Why? It seems absurd to me to only have a dwelling last for half a lifetime. This view seems to assume a disposable, consumerist logic, which seems at odds in my view both from reasonable use of energy and time and with a sustainable civilization.


>Why?

Your average house in the city is going to get bulldozed after 30-50yr because in that time things will change enough that someone is going to want to develop the site into something else.

Your average farm house is probably a 200yr structure.


Your average house in an European city is going to stand for 100 years or more.


I once made a friend who is a property developer very happy by pointing out that his new building (built with traditional materials) in Edinburgh's New Town might still be standing in a 1000 years whereas I'm lucky if anything I do lasts 10 years.


I think I disagree, from experience, old houses can be retrofitted quite successfully to the modern age, while wooden houses just seem to age much faster.

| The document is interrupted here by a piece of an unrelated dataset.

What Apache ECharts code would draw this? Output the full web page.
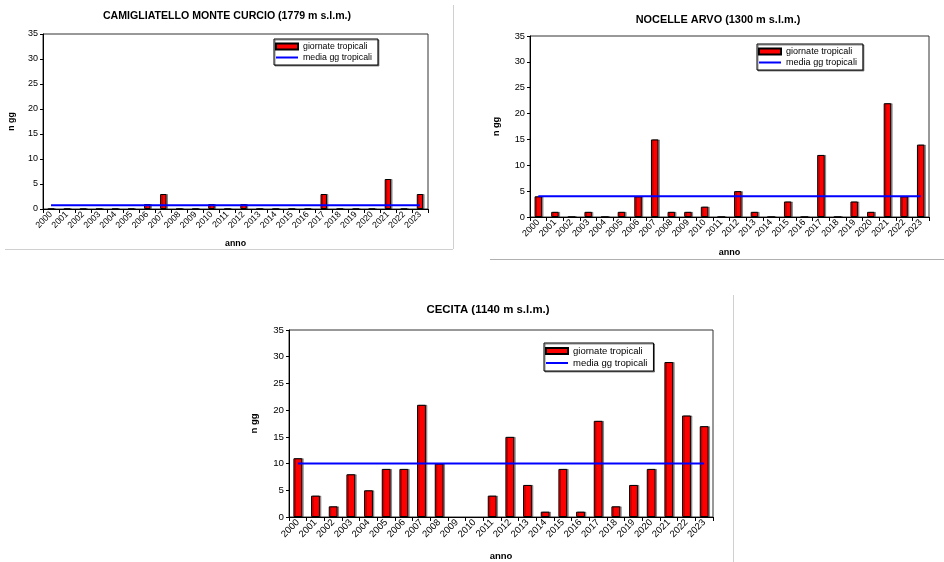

Plenty of hundred and more year old wooden houses where I live in Norway. It can be hard to tell though until you see someone take off the external planks to renew them and you seethe solid baulks of timber underneath.

My wooden house was built in 1953 with a concrete watertight cellar serving as the foundation. The wood doesn't start until more than half a metre above ground. I see no reason why it shouldn't last another fifty years or more.


"Most Houses need to last 30 or 50 years"

I've never lived in anything that wasn't at least 50 years old and usually at least 200 years old - so that seems very odd to me. Mind you, I appreciate different countries and cultures etc.

Next you will be saying that roofs need to be replaced every 10 years! ;-)


> they don't mold

Having lived in a European house with 50cm thick stone walls that had a mold problem, I disagree with this statement.


Most of Europe outside of the Alps don't really have to worry about earthquakes either.